Exam anxiety can be described as a nervous feeling that is excessive in nature and is likely to interfere with a student’s ability to perform. Its symptoms can be broken down into three broad categories – physical (headache, nausea, sweating, shallow breathing), behavioural (pacing, fidgeting) and cognitive (going blank, negative self talk).
While the educational system continues to rely on the obsolete narrow method of testing in order to judge a student’s accountability, parents can intervene in the following ways to reduce test anxiety:
- Create A Positive Communication With The Student
Parents should offer a reassuring talk to the child every now and then. They should encourage positive self-talk and teach them relaxation techniques.
- Encourage Open Communication
Parents should be open to what the student’s teachers and the students themselves have to say
about a exam-related situation.
- Bring Down The Stakes
Too often parents themselves increase the already high stakes put on test scores by adding consequences or judging a child’s merit based on his/her scores. Instead, it is important for parents to understand and convey this to the child that a test score is only a reflection of how he/she fares in a particular subject and that’s all. Those two digits do not get to define the child in his/her entire form.
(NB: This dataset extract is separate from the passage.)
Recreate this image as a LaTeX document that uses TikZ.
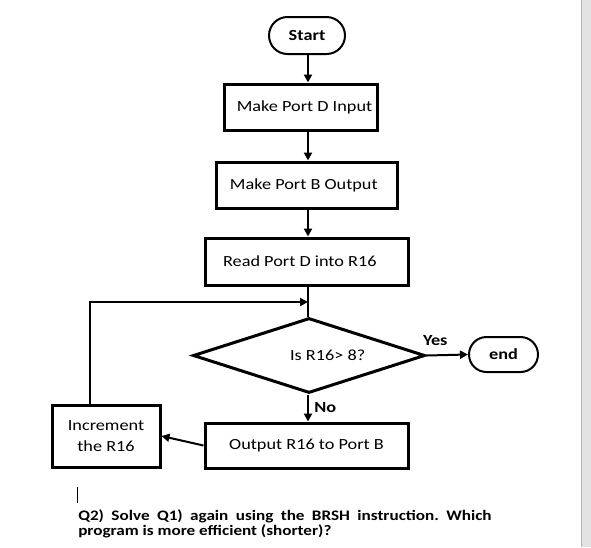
\documentclass[tikz,border=0pt]{standalone}
\usepackage{fontspec}
\setmainfont{Carlito}[FakeStretch=1.18]
\usepackage{tikz}
\usetikzlibrary{positioning,shapes.geometric,shapes.misc,arrows.meta,calc}

\begin{document}
\begin{tikzpicture}[x=0.75pt, y=-0.75pt, >={Triangle[length=6pt,width=6pt]},
  font=\fontsize{11.6}{13}\selectfont,
  box/.style={draw, line width=2.25pt, rectangle, inner sep=0pt},
  term/.style={draw, line width=1.5pt, rounded rectangle, inner sep=0pt, font=\fontsize{11.6}{13}\selectfont\bfseries},
  flow/.style={->, line width=1.5pt},
  lbl/.style={font=\fontsize{11.6}{13}\selectfont\bfseries, inner sep=0pt}]

\useasboundingbox (0,0) rectangle (591,547);

% Page edge on the right
\fill[gray!22] (581,0) rectangle (591,547);
\draw[gray!60, line width=0.75pt] (581,0) -- (581,547);

% Terminals
\node[term, minimum width=57pt, minimum height=27.75pt] (start) at (307,35.5) {Start};
\node[term, minimum width=51.75pt, minimum height=26.25pt] (stop) at (503.5,354.5) {end};

% Process boxes
\node[box, minimum width=114.75pt, minimum height=34.5pt] (portd) at (300.5,107) {\hspace*{6pt}Make Port D Input};
\node[box, minimum width=135.75pt, minimum height=34.5pt] (portb) at (306.5,185) {Make Port B Output\hspace*{4pt}};
\node[box, minimum width=152.25pt, minimum height=35.25pt] (read) at (306.5,261.5) {Read Port D into R16\hspace*{10pt}};
\node[box, minimum width=152.25pt, minimum height=33.75pt] (out) at (306.5,445.5) {Output R16 to Port B};
\node[box, minimum width=81pt, minimum height=46.5pt, align=center,
  font=\fontsize{11.6}{16}\selectfont] (inc) at (106,436) {Increment\\the R16};

% Decision
\node[draw, diamond, line width=2.25pt, inner sep=0pt, aspect=3.1,
  minimum width=174pt, minimum height=56.25pt] (test) at (309,355.5) {\hspace*{28pt}Is R16> 8?};

% Main flow
\coordinate (spine) at (308,0);
\draw[flow] (start.south -| spine) -- (portd.north -| spine);
\draw[flow] (portd.south -| spine) -- (portb.north -| spine);
\draw[flow] (portb.south -| spine) -- (read.north -| spine);
\draw[line width=1.5pt] (read.south -| spine) -- (test.north -| spine);
\draw[flow] (test.south -| spine) -- (out.north -| spine) node[lbl, midway, right=4pt] {No};
\draw[flow] (test.east) -- (stop.west) node[lbl, midway, above=6pt, xshift=-9pt] {Yes};
\draw[flow] (out.west) -- (inc.east);

% Loop back
\coordinate (corner) at (90,302);
\coordinate (join) at (308,302);
\draw[flow] (inc.north -| corner) -- (corner) -- (join);

% Text cursor and question
\draw[line width=0.75pt] (77,487) -- (77,503);
\node[anchor=north west, inner sep=0pt, text width=310pt, align=justify,
  font=\fontsize{10.9}{11}\selectfont\bfseries\frenchspacing] (q2) at (78,509.5)
  {Q2) Solve Q1) again using the BRSH instruction. Which\linebreak program is more efficient (shorter)?};

\end{tikzpicture}
\end{document}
To gain such a perspective and hold on steady to it, parents should make an effort to speak to the child’s teachers and school counsellor.
- Take Care Of Themselves
Parents need to take care of themselves. Yes, they do. Unless they acknowledge, understand and work on their own stress and expectations, they are likely to pass these on to the child and make things worse.
- Work On Test Skills
Parents should encourage the school authorities to offer the students with test skills like time management, re-reading difficult questions, writing a brief outline (if the child does not have time to write an elaborate answer), underlining, the tricks with different question types and more.
Final Word
The entire burden cannot be put on just the parents’ shoulders. Policy makers, school administrations and teachers also need to dive in to make the situation better. And overall, as a society, we need to come together and redefine what testing means and what it implies if we are going to subject lakhs of students every year to it.